Intellectual freedom: David Warren’s take on the uprisings in the Muslim world

He’s somewhat pessimistic, and I would say, for the right reasons:
From what I can make out, in Egypt and elsewhere, the people on the streets are the "accredited" -- the bourgeoisie. They are the ones who could most benefit from western-style constitutional government and would suffer most if the government falls into the hands of the Muslim Brotherhood. They are, in terms of "class," the same people who have revolted in Iran -- haplessly against the Islamist regime of the ayatollahs.

[ ... ]

While I recognize that support for "democracy and freedom" is substantial, within each Arab national society - that the middle class is not a nothing; that each economy depends on it - I doubt this "faction" can prevail. Worse, I think we are watching its final, hopeless bid for power.

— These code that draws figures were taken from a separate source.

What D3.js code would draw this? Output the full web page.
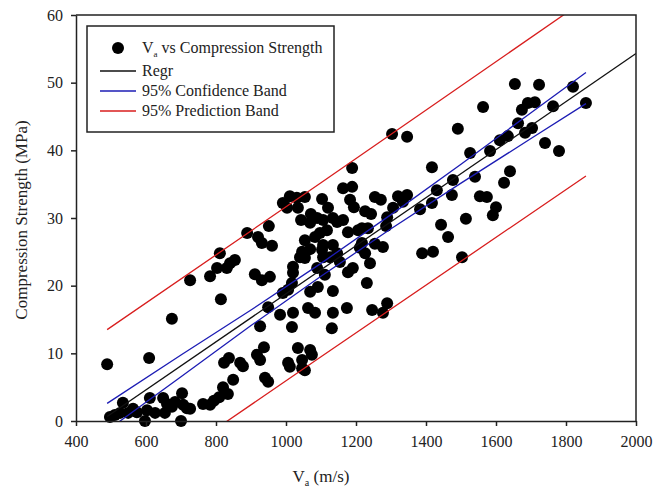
<!DOCTYPE html>
<html>
<head>
<meta charset="utf-8">
<script src="https://cdn.jsdelivr.net/npm/d3@7"></script>
<style>
	html, body { margin: 0; padding: 0; background: #fff; overflow: hidden; width: 664px; height: 490px; }
	svg { display: block; position: absolute; left: 0; top: 0; }
	svg text { font-family: "Liberation Serif", serif; fill: #222; }
	.axis path, .axis line { stroke: #222; stroke-width: 1.5; }
</style>
<script>

/* data */
var velocity = [489,609,674,534,497,511,526,549,563,611,649,660,683,674,706,717,726,603,626,654,597,700,574,703,726,
	811,854,840,803,783,831,911,931,954,814,949,926,937,917,926,837,823,869,877,849,940,949,820,834,809,794,763,783,889,920,931,951,960,
	991,1011,1031,1054,1003,1034,1043,1071,1103,1120,1069,1089,1106,1134,1146,1163,1083,1097,1117,1163,1189,1189,1183,1194,1177,1206,
	1054,1069,1046,1040,1054,1106,1134,1103,1106,1126,1146,1020,1020,1089,1111,1154,1177,1191,1017,1091,1069,1134,991,1006,
	983,1020,1063,1083,1134,1174,1017,1131,1034,1069,1074,1006,1011,1046,1046,1054,
	1226,1243,1254,1271,1320,1346,1334,1306,1289,1286,1217,1234,1383,1431,1417,1477,1474,1443,1463,1217,1211,1254,1277,1226,1389,1420,1240,1303,1346,1417,1231,1289,1246,1277,
	1654,1723,1820,1563,1674,1691,1711,1763,1857,1663,1491,1611,1634,1703,1683,1740,1780,1526,1583,1640,1540,1623,1554,1574,1600,1591,1514,1503];

var strength = [8.4,9.3,15.1,2.7,0.6,0.9,1.2,1.2,1.8,3.4,3.4,2.5,2.8,2.1,2.4,1.9,1.8,1.6,1.2,1.2,0,0,1.3,4.1,20.8,
	24.8,23.8,23.3,22.6,21.4,22.6,21.7,20.8,21.3,18.0,16.8,14.0,10.9,9.8,9.0,9.3,8.6,8.6,8.1,6.1,6.4,5.8,5.0,4.0,3.5,3.0,2.5,2.4,27.8,27.2,26.3,28.8,25.9,
	32.2,33.2,33.0,33.1,31.5,31.5,29.7,30.6,32.8,31.5,29.3,30.0,29.7,30.0,29.4,29.7,27.2,27.8,28.2,34.4,34.6,37.4,32.7,31.6,27.9,28.2,
	26.7,25.4,25.0,24.2,24.1,26.0,26.0,25.3,24.2,24.2,24.8,22.8,21.9,22.6,21.6,23.5,22.0,22.6,20.4,19.8,19.1,19.2,18.9,19.4,
	15.7,16.0,16.7,16.0,16.0,16.7,13.9,13.7,10.8,10.5,9.8,8.6,8.0,9.0,7.8,7.5,
	31.0,30.6,33.1,32.7,33.2,33.4,32.4,31.5,30.1,28.8,28.5,28.5,31.3,34.1,32.2,35.6,33.4,29.0,27.2,26.3,25.6,26.2,25.7,24.8,24.8,25.0,23.3,42.4,42.0,37.5,20.4,17.4,16.4,16.0,
	49.8,49.7,49.4,46.4,46.0,47.0,47.1,46.5,47.0,44.0,43.2,41.5,42.1,43.3,42.6,41.1,39.9,39.6,39.9,36.9,36.1,35.2,33.2,33.1,31.6,30.4,29.9,24.2];

// regression line
var regrX = [489, 2000];
var regrY = [0.66, 54.3];

// 95% confidence band
var confX = [489, 700, 900, 1100, 1300, 1500, 1700, 1857];
var confUpper = [2.6, 9.75, 16.4, 23.3, 30.5, 37.95, 45.55, 51.5];
var confLower = [-1.4, 6.55, 14.1, 21.4, 28.4, 35.15, 41.75, 46.9];

// 95% prediction band
var predX = [489, 1100, 1857];
var predUpper = [13.5, 35.2, 62.3];
var predLower = [-12.2, 9.5, 36.2];

var xTicks = [400, 600, 800, 1000, 1200, 1400, 1600, 1800, 2000];
var yTicks = [0, 10, 20, 30, 40, 50, 60];

var legendLabels = ["Regr", "95% Confidence Band", "95% Prediction Band"];
var legendColors = ["#111", "#1c1cb4", "#d81e1e"];

function drawChart(){

	/* settings */
	var width = 664,
		height = 490,
		margin = { top: 15, bottom: 69, left: 76, right: 28 },
		serif = "'Liberation Serif', 'Times New Roman', serif";

	var innerWidth = width - margin.left - margin.right;
	var innerHeight = height - margin.top - margin.bottom;

	var svg = d3.select("body").append("svg")
		.attr("width", width)
		.attr("height", height)
		.attr("font-family", serif);

	var g = svg.append("g")
		.attr("transform", "translate(" + margin.left + "," + margin.top + ")");

	/* scales */
	var xScale = d3.scaleLinear().domain([400, 2000]).range([0, innerWidth]);
	var yScale = d3.scaleLinear().domain([0, 60]).range([innerHeight, 0]);

	g.append("clipPath")
		.attr("id", "plot-clip")
		.append("rect")
		.attr("width", innerWidth)
		.attr("height", innerHeight);

	/* scatter points */
	g.append("g")
		.selectAll("circle")
		.data(velocity)
		.enter()
		.append("circle")
		.attr("cx", function (d){ return xScale(d); })
		.attr("cy", function (d, i){ return yScale(strength[i]); })
		.attr("r", 6)
		.attr("fill", "#000");

	/* lines */
	function drawLine(xs, ys, color){
		var line = d3.line()
			.x(function (d){ return xScale(d); })
			.y(function (d, i){ return yScale(ys[i]); });
		g.append("path")
			.datum(xs)
			.attr("clip-path", "url(#plot-clip)")
			.attr("d", line)
			.attr("fill", "none")
			.attr("stroke", color)
			.attr("stroke-width", 1.3);
	}

	drawLine(predX, predUpper, legendColors[2]);
	drawLine(predX, predLower, legendColors[2]);
	drawLine(confX, confUpper, legendColors[1]);
	drawLine(confX, confLower, legendColors[1]);
	drawLine(regrX, regrY, legendColors[0]);

	/* axes */
	g.append("g")
		.attr("class", "axis x-axis")
		.attr("transform", "translate(0," + innerHeight + ")")
		.call(d3.axisBottom(xScale).tickValues(xTicks).tickFormat(d3.format("d"))
			.tickSize(5).tickSizeOuter(0).tickPadding(10))
		.attr("font-family", serif)
		.attr("font-size", 16);

	g.append("g")
		.attr("class", "axis y-axis")
		.call(d3.axisLeft(yScale).tickValues(yTicks).tickFormat(d3.format("d"))
			.tickSize(5).tickSizeOuter(0).tickPadding(8))
		.attr("font-family", serif)
		.attr("font-size", 16);

	// top and right frame
	g.append("path")
		.attr("d", "M0,0H" + innerWidth + "V" + innerHeight)
		.attr("fill", "none")
		.attr("stroke", "#222")
		.attr("stroke-width", 1.5);

	/* axis titles */
	var xTitle = svg.append("text")
		.attr("x", margin.left + xScale(1100))
		.attr("y", 482)
		.attr("text-anchor", "middle")
		.style("font-size", "17px");
	xTitle.append("tspan").text("V");
	xTitle.append("tspan").attr("dy", 4).style("font-size", "10px").text("a");
	xTitle.append("tspan").attr("dy", -4).text(" (m/s)");

	svg.append("text")
		.attr("transform", "translate(27," + (margin.top + innerHeight / 2 + 2) + ") rotate(-90)")
		.attr("text-anchor", "middle")
		.style("font-size", "17px")
		.text("Compression Strength (MPa)");

	/* legend */
	var legend = svg.append("g")
		.attr("transform", "translate(87,26)");

	legend.append("rect")
		.attr("width", 247)
		.attr("height", 106)
		.attr("fill", "#fff")
		.attr("stroke", "#222")
		.attr("stroke-width", 1.5);

	legend.append("circle")
		.attr("cx", 31)
		.attr("cy", 22)
		.attr("r", 6)
		.attr("fill", "#000");

	var first = legend.append("text")
		.attr("x", 55)
		.attr("y", 27)
		.style("font-size", "16px");
	first.append("tspan").text("V");
	first.append("tspan").attr("dy", 4).style("font-size", "9px").text("a");
	first.append("tspan").attr("dy", -4).text(" vs Compression Strength");

	legendLabels.forEach(function (label, i){
		var yy = 45 + i * 20;
		legend.append("line")
			.attr("x1", 13)
			.attr("x2", 49)
			.attr("y1", yy)
			.attr("y2", yy)
			.attr("stroke", legendColors[i])
			.attr("stroke-width", 1.3);
		legend.append("text")
			.attr("x", 55)
			.attr("y", yy + 5)
			.style("font-size", "16px")
			.text(label);
	});
}

document.addEventListener("DOMContentLoaded", drawChart);
</script>
</head>
<body></body>
</html>
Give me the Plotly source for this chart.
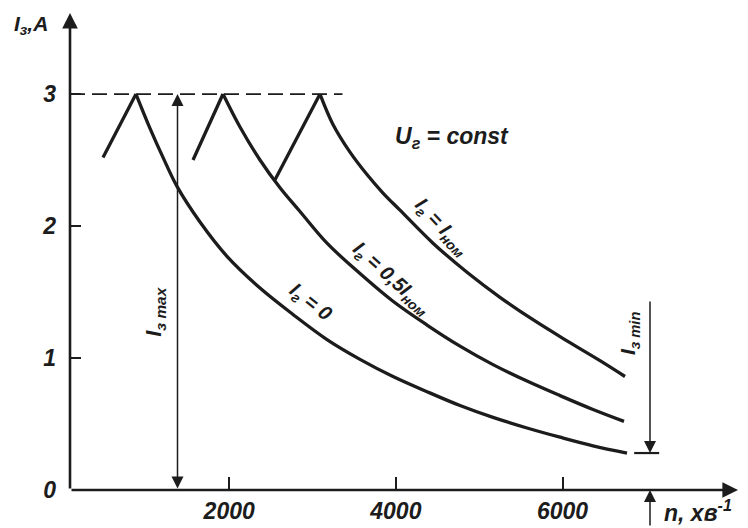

The key fact, in Egypt (paralleled in Yemen and elsewhere), is that the Muslim Brotherhood has not declared itself. The Islamists could put vastly more people on the street. They could subvert the loyalties of policemen and soldiers, who already resent the moneyed middle class. They could generate just enough heat to make large districts of Cairo and Alexandria, now simmering, boil over.
It’s a much darker and more dreadful version of what we find in Canada: The protest of people who remember a political order in which reason was a valid concept is easily swamped by angry affirmations of God or Government  from those who never, ever had a truly dissenting thought to begin with.

My mental picture of that last has always been yuppie moms who parade their tots in adorable little Che Guevara tees and drop cliche after cliche on the world about non-violence, appealing for “understanding” of other cultures’ mistreatment of women, while professing to be feminists themselves. They like to think of themselves as “transgressive,” but have actually never been good enough to be bad.